• **RAW RECORDS**
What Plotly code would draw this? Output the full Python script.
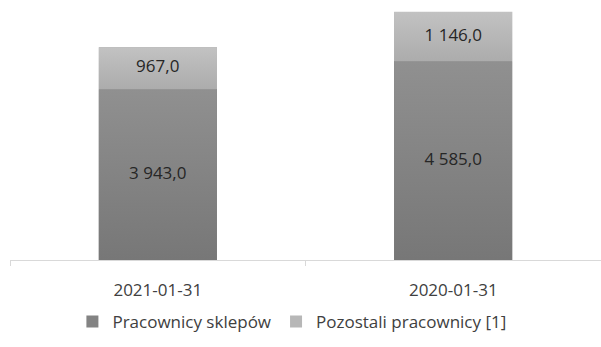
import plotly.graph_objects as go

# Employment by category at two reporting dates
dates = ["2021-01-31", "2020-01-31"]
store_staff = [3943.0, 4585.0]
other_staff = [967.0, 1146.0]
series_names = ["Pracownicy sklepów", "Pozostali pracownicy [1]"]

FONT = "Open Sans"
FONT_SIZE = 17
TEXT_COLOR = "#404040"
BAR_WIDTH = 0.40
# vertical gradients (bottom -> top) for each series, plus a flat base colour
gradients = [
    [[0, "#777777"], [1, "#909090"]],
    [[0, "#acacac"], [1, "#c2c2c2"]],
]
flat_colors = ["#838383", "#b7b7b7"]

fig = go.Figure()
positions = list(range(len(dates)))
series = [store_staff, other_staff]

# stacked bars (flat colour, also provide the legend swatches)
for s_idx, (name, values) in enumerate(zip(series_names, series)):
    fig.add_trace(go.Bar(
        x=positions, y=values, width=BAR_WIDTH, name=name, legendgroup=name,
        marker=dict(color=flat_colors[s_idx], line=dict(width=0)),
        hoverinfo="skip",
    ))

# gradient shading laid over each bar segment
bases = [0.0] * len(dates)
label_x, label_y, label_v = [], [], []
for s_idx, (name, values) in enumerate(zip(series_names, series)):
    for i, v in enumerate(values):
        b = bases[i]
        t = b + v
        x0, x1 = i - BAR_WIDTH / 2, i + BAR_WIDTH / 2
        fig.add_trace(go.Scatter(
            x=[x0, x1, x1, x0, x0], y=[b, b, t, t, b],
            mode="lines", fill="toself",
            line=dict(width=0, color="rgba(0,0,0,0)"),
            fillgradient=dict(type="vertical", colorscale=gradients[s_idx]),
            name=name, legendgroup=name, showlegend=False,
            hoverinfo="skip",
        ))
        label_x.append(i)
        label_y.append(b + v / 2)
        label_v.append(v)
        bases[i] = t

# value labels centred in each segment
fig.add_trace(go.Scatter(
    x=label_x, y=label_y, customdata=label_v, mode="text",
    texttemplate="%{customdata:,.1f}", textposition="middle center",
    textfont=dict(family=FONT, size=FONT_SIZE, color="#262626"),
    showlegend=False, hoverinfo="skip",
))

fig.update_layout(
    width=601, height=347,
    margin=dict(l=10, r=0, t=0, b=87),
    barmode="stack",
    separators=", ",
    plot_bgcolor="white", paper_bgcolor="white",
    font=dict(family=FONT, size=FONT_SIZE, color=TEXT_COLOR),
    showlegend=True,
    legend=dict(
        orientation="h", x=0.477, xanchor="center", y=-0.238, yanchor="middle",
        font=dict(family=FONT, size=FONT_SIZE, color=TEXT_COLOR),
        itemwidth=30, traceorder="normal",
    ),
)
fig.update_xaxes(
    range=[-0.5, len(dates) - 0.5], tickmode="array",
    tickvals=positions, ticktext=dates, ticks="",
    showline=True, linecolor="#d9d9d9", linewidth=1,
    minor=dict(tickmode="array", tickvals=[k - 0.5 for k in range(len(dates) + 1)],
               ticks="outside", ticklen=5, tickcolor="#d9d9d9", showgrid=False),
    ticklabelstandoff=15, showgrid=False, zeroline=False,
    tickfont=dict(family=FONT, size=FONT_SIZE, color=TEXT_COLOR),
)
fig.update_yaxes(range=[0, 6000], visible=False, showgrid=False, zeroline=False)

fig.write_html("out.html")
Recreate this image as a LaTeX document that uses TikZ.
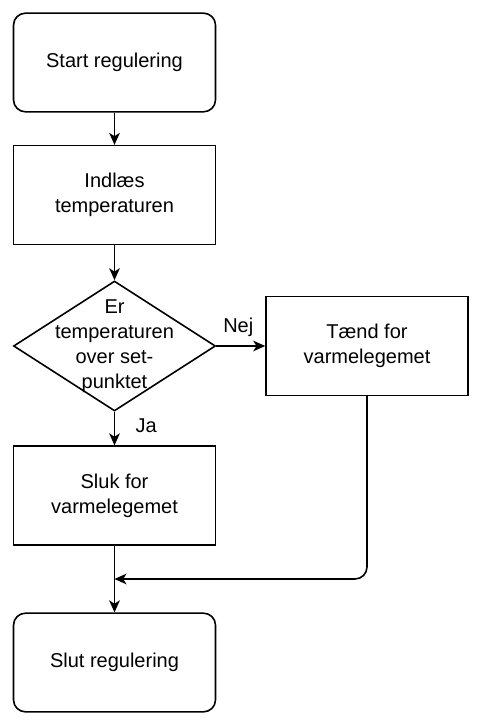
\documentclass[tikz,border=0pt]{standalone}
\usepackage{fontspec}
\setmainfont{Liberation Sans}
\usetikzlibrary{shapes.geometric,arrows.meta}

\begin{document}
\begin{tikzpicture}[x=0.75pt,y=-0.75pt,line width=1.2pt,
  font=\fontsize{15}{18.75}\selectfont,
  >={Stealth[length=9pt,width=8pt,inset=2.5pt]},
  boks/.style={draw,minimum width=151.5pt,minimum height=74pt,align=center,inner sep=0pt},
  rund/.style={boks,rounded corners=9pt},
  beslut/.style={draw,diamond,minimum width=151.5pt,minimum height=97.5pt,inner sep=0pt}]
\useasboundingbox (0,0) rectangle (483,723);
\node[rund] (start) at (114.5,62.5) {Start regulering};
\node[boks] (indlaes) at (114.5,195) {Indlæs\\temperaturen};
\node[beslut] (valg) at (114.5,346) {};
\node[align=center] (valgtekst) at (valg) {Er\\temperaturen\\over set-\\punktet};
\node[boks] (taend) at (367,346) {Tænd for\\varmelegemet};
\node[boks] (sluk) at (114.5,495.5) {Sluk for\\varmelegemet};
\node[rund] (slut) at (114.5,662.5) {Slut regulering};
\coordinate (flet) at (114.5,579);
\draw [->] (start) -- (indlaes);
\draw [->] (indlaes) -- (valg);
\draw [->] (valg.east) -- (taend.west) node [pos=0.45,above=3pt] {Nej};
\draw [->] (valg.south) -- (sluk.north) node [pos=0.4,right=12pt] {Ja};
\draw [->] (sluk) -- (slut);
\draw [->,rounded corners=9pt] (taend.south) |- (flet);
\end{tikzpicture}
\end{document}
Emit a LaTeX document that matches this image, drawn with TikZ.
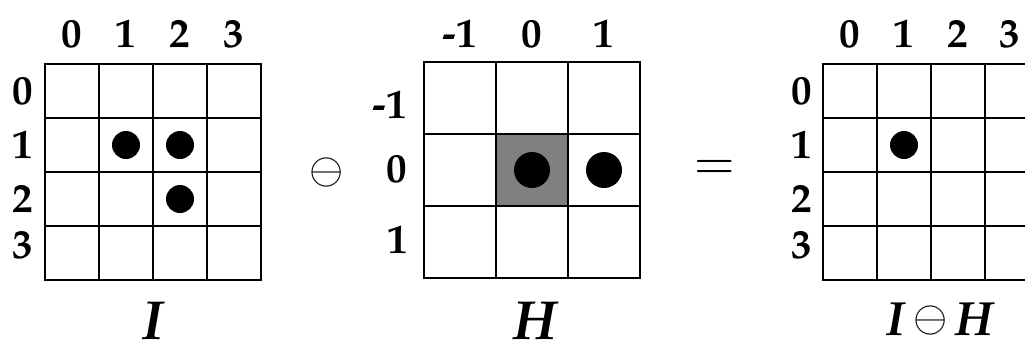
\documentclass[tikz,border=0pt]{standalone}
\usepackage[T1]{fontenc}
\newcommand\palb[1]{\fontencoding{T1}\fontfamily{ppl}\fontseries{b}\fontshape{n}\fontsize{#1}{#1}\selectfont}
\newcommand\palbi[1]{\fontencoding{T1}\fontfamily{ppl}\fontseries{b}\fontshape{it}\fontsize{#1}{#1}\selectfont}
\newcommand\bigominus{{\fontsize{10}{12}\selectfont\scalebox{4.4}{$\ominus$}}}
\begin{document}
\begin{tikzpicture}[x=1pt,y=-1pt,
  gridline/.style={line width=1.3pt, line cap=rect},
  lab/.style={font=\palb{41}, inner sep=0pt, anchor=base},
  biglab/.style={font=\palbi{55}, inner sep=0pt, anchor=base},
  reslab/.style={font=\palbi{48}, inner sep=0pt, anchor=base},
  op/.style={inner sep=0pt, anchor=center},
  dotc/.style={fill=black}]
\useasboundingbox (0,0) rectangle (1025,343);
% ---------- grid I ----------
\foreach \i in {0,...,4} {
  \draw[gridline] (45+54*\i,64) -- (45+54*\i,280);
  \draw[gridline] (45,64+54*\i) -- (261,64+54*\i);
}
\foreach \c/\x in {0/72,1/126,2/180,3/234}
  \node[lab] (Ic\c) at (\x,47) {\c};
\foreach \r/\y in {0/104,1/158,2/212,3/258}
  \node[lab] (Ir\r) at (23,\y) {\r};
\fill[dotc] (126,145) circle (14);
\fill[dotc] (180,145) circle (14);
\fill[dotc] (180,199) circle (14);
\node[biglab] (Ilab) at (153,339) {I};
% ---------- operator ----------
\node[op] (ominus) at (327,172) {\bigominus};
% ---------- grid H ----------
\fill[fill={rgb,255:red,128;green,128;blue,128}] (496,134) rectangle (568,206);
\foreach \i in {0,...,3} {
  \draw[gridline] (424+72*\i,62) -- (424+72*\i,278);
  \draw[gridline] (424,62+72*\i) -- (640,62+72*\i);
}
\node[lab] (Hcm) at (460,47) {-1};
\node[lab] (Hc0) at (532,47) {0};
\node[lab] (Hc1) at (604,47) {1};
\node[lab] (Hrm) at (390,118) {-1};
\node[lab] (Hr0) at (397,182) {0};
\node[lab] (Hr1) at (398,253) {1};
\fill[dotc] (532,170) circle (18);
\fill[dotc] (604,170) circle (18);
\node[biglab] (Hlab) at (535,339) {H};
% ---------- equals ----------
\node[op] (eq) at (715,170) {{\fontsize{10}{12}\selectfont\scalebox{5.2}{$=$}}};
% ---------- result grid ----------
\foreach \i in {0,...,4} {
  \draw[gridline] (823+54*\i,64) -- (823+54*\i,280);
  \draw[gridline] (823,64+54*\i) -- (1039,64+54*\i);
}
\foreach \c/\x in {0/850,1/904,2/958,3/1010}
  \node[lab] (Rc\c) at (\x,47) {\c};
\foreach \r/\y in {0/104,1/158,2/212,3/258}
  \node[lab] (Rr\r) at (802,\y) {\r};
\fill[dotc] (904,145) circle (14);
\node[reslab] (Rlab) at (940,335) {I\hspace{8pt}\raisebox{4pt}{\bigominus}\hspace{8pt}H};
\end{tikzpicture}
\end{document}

• **EXERCISE GOAL**
Copy exactly the lines from the first line of the records above through the line with "import plotly.graph_objects as go", both included, and nothing else. Pictures stay out.

• **SOLUTION FOR THIS PROBLEM**
What Plotly code would draw this? Output the full Python script.
import plotly.graph_objects as go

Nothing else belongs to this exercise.